Suicide Silence circa 2017

Let’s jump on the bandwagon with this year’s biggest sh*tstorm courtesy of Suicide Silence.

Unless you’ve been living under a rock for the past week, you’ll undoubtedly be aware of the furore surrounding Suicide Silence’s upcoming self-titled album (due out on February 24th). Having announced that there would be “clean vocals on 70% of the album”, fans have been in a perpetual state of uproar over the potential results of the album- a position exacerbated by the release of their new single “Doris”.

The reaction has been apoplectic to say the least.

Fans have been ripping into the band with real venom and spite for the new sound that the band have opted to explore- citing vocalist Eddie Hermida’s vocal contributions and the nu-metal sound. The snide remarks and criticisms have not been helped by the way that drummer Alex Lopez has handled the feedback– whilst I’m certainly not defending his actions it does raise the question: is this deserved? Is “Doris” really that bad?

See for yourself:

Sure, there’s a significant stylistic shift from the deathcore sound they popularized- instead there is a notable nu-metal presence throughout the song. From the Slipknot and Korn inspired use of feedback, jarring melodies and quiet-loud dynamics, to the Deftones inspired chorus, Suicide Silence are definitely referencing some of the biggest names in nu-metal (and metal in general). There’s still a sense of the band’s older style, as the riffs and drums still pummel as hard as any deathcore band, yet they’ve been filtered through the rough and raw production provided by Ross Robinson. I’ll admit that it’s not my favourite Suicide Silence song by far, but it’s certainly different and therefore memorable- qualities that have sometimes been lacking in the deathcore genre.

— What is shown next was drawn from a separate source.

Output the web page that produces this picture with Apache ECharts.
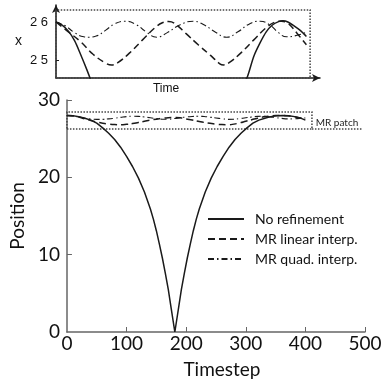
<!DOCTYPE html>
<html><head><meta charset="utf-8">
<script src="https://cdn.jsdelivr.net/npm/echarts@6/dist/echarts.min.js"></script>
<style>html,body{margin:0;padding:0;background:#fff}#c{width:387px;height:386px}</style>
</head><body><div id="c"></div>
<script>
// ---- Data ----
const seriesNames = ['No refinement', 'MR linear interp.', 'MR quad. interp.'];
const mainTicksX = [0, 100, 200, 300, 400, 500];
const mainTicksY = [0, 10, 20, 30];
const topTickValues = [2.5, 2.6];
const topTickLabels = ['2 5', '2 6'];

// main chart: no refinement
const mainSolidT = [0,10,20,30,40,50,60,70,80,90,100,110,120,130,140,145,150,155,160,165,170,175,181,187,192,197,202,207,212,217,222,232,242,252,262,272,282,292,302,312,322,332,342,352,362,372,382,392,400];
const mainSolidY = [28.0,27.95,27.85,27.65,27.4,27.0,26.4,25.7,24.9,23.9,22.7,21.4,19.9,18.1,15.9,14.6,13.1,11.4,9.6,7.6,5.5,3.0,0,3.0,5.5,7.6,9.6,11.4,13.1,14.6,15.9,18.1,19.9,21.4,22.7,23.9,24.9,25.7,26.4,27.0,27.4,27.65,27.85,27.95,28.0,27.95,27.85,27.65,27.4];
// main chart: MR linear / quad
const mainMRT = [0,10,20,30,40,50,60,70,80,90,100,110,120,130,140,150,160,170,180,190,200,210,220,230,240,250,260,270,280,290,300,310,320,330,340,350,360,370,380,390,400];
const mainLinearY = [28.0,27.95,27.8,27.55,27.35,27.15,27.0,26.9,26.83,26.8,26.85,26.95,27.1,27.25,27.4,27.52,27.63,27.72,27.75,27.7,27.55,27.4,27.25,27.1,26.98,26.88,26.82,26.8,26.88,27.05,27.25,27.45,27.65,27.82,27.93,27.98,28.0,27.95,27.85,27.7,27.55];
const mainQuadY = [28.0,27.93,27.8,27.65,27.55,27.5,27.5,27.56,27.65,27.75,27.85,27.9,27.88,27.8,27.7,27.6,27.52,27.52,27.6,27.7,27.8,27.87,27.9,27.86,27.78,27.68,27.58,27.5,27.52,27.6,27.7,27.8,27.88,27.9,27.82,27.72,27.62,27.56,27.57,27.62,27.68];
// MR patch box
const patchT = [0, 411];
const patchY = [26.26, 28.46];
const patchLabelEndT = 495;

// top inset
const topSolidT = [0,10,20,30,40,50,60,70,180,290,300,310,320,330,340,350,360,367,375,385,395,405];
const topSolidY = [2.600,2.592,2.576,2.551,2.514,2.474,2.43,2.38,null,2.37,2.42,2.458,2.51,2.545,2.574,2.592,2.601,2.603,2.600,2.590,2.578,2.562];
const topLinearT = [0,20,40,60,80,90,100,120,140,160,172,182,192,210,230,250,265,271,280,300,320,340,355,365,375,390,405];
const topLinearY = [2.600,2.574,2.548,2.515,2.492,2.487,2.493,2.520,2.553,2.585,2.598,2.601,2.596,2.570,2.540,2.512,2.490,2.487,2.493,2.520,2.553,2.585,2.600,2.602,2.597,2.570,2.540];
const topQuadT = [0,15,30,45,52,65,80,95,112,130,145,163,180,200,222,240,258,276,295,313,330,345,360,373,390,405];
const topQuadY = [2.600,2.590,2.572,2.561,2.560,2.563,2.578,2.595,2.602,2.593,2.575,2.560,2.572,2.592,2.602,2.592,2.573,2.560,2.575,2.595,2.602,2.593,2.572,2.561,2.565,2.573];
const topBoxT = [0, 411];
const topBoxY = [2.45263, 2.6316];

const zip = (a, b) => a.map((v, i) => [v, b[i]]);

const INK = '#1a1a1a';
const MAINFONT = 'Lato';
const styles = [
  { width: 1.5, type: 'solid' },
  { width: 1.5, type: [7, 4] },
  { width: 1.1, type: [6, 3, 1.5, 3] }
];

const chart = echarts.init(document.getElementById('c'), null, { renderer: 'canvas' });
chart.setOption({
  animation: false,
  backgroundColor: '#fff',
  grid: [
    { left: 56, top: 5, width: 264, height: 73 },
    { left: 56, top: 100, width: 309, height: 232 }
  ],
  legend: {
    data: seriesNames,
    orient: 'vertical',
    left: 202, top: 207,
    itemWidth: 36, itemHeight: 12, itemGap: 6,
    itemStyle: { opacity: 0 },
    textStyle: { fontFamily: MAINFONT, fontSize: 14, color: '#111', padding: [0, 0, 0, 6] },
    selectedMode: false
  },
  xAxis: [
    { gridIndex: 0, type: 'value', min: 0, max: 427,
      name: 'Time', nameLocation: 'middle', nameGap: 5,
      nameTextStyle: { fontFamily: 'Liberation Sans', fontSize: 12, color: '#111', padding: [0, 44, 0, 0] },
      axisLine: { lineStyle: { color: INK, width: 1.5 }, symbol: ['none', 'arrow'], symbolSize: [6, 8] },
      axisTick: { show: false }, axisLabel: { show: false }, splitLine: { show: false } },
    { gridIndex: 1, type: 'value', min: 0, max: 500, interval: 100,
      name: 'Timestep', nameLocation: 'middle', nameGap: 28,
      nameTextStyle: { fontFamily: MAINFONT, fontSize: 19, color: '#111', padding: [0, 0, 0, 12] },
      axisLine: { lineStyle: { color: '#666', width: 1.5 } },
      axisTick: { inside: true, length: 5, lineStyle: { color: '#666' }, customValues: mainTicksX.slice(1) },
      axisLabel: { fontFamily: MAINFONT, fontSize: 19, color: '#111', margin: 2, customValues: mainTicksX },
      splitLine: { show: false } }
  ],
  yAxis: [
    { gridIndex: 0, type: 'value', min: 2.45263, max: 2.6447,
      name: 'x', nameLocation: 'middle', nameGap: 34, nameRotate: 0,
      nameTextStyle: { fontFamily: 'Liberation Sans', fontSize: 14, color: '#111' },
      axisLine: { lineStyle: { color: INK, width: 1.5 }, symbol: ['none', 'arrow'], symbolSize: [6, 8] },
      axisTick: { inside: true, length: 3, lineStyle: { color: INK }, customValues: topTickValues },
      axisLabel: { fontFamily: 'Liberation Sans', fontSize: 13, color: '#111', margin: 8,
        customValues: topTickValues,
        formatter: v => topTickLabels[topTickValues.findIndex(t => Math.abs(t - v) < 1e-6)] || '' },
      splitLine: { show: false } },
    { gridIndex: 1, type: 'value', min: 0, max: 30, interval: 10,
      name: 'Position', nameLocation: 'middle', nameGap: 28,
      nameTextStyle: { fontFamily: MAINFONT, fontSize: 19, color: '#111' },
      axisLine: { lineStyle: { color: '#666', width: 1.5 } },
      axisTick: { inside: true, length: 5, lineStyle: { color: '#666' }, customValues: mainTicksY.slice(1) },
      axisLabel: { fontFamily: MAINFONT, fontSize: 19, color: '#111', margin: 7, customValues: mainTicksY },
      splitLine: { show: false } }
  ],
  series: [
    // main
    { name: seriesNames[0], type: 'line', xAxisIndex: 1, yAxisIndex: 1, symbol: 'none', smooth: false,
      data: zip(mainSolidT, mainSolidY), lineStyle: { color: INK, ...styles[0] }, itemStyle: { color: INK }, z: 5,
      markArea: { silent: true,
        itemStyle: { color: 'rgba(0,0,0,0)', borderColor: '#444', borderWidth: 1.5, borderType: [1.5, 1.5] },
        data: [[{ coord: [patchT[0], patchY[0]] }, { coord: [patchT[1], patchY[1]] }]] },
      markLine: { silent: true, symbol: 'none',
        lineStyle: { color: '#444', width: 1.5, type: [1.5, 1.5] },
        label: { show: true, formatter: 'MR patch', position: 'insideMiddleTop', distance: 1,
          fontFamily: MAINFONT, fontSize: 10, color: '#222' },
        data: [[{ coord: [patchT[1], patchY[0]] }, { coord: [patchLabelEndT, patchY[0]] }]] } },
    { name: seriesNames[1], type: 'line', xAxisIndex: 1, yAxisIndex: 1, symbol: 'none', smooth: true,
      data: zip(mainMRT, mainLinearY), lineStyle: { color: INK, ...styles[1] }, itemStyle: { color: INK } },
    { name: seriesNames[2], type: 'line', xAxisIndex: 1, yAxisIndex: 1, symbol: 'none', smooth: true,
      data: zip(mainMRT, mainQuadY), lineStyle: { color: INK, ...styles[2] }, itemStyle: { color: INK } },
    // top inset
    { name: seriesNames[0], type: 'line', xAxisIndex: 0, yAxisIndex: 0, symbol: 'none', smooth: 0.3, clip: true,
      data: zip(topSolidT, topSolidY), lineStyle: { color: INK, ...styles[0] }, itemStyle: { color: INK },
      markArea: { silent: true,
        itemStyle: { color: 'rgba(0,0,0,0)', borderColor: '#444', borderWidth: 1.5, borderType: [1.5, 1.5] },
        data: [[{ coord: [topBoxT[0], topBoxY[0]] }, { coord: [topBoxT[1], topBoxY[1]] }]] } },
    { name: seriesNames[1], type: 'line', xAxisIndex: 0, yAxisIndex: 0, symbol: 'none', smooth: 0.4, clip: true,
      data: zip(topLinearT, topLinearY), lineStyle: { color: INK, ...styles[1] }, itemStyle: { color: INK } },
    { name: seriesNames[2], type: 'line', xAxisIndex: 0, yAxisIndex: 0, symbol: 'none', smooth: true, clip: true,
      data: zip(topQuadT, topQuadY), lineStyle: { color: INK, ...styles[2] }, itemStyle: { color: INK } }
  ]
});
</script></body></html>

korn-suicide-silence-crossed-pathhs

Jonathan Davis (Korn) and Eddie Hermida (Suicide Silence)

And let’s be serious here: this change in musical style shouldn’t come as a surprise. Considering that all the band members are in their early thirties and that their formative teenage years were during the height of the nu-metal explosion, it shouldn’t come as a surprise that the band members would want to evoke the sounds and bands that they would have listened to and enjoyed. Don’t forget that the band have covered Deftones before (“Engine No. 9”), and have featured Korn’s Jonathan Davis on “Witness The Addiction” (as well as touring with Korn). The band have made it painfully apparent that nu-metal has had an impact on their songwriting- it’s just that this time it is far more prominent. On another note, it also seems ridiculous getting hysterical over Eddie Hermida’s singing when he’s had a history of singing in his previous band All Shall Perish. All in all it just seems odd that people are so taken aback by the band’s new sound- this has been on the cards for a long time.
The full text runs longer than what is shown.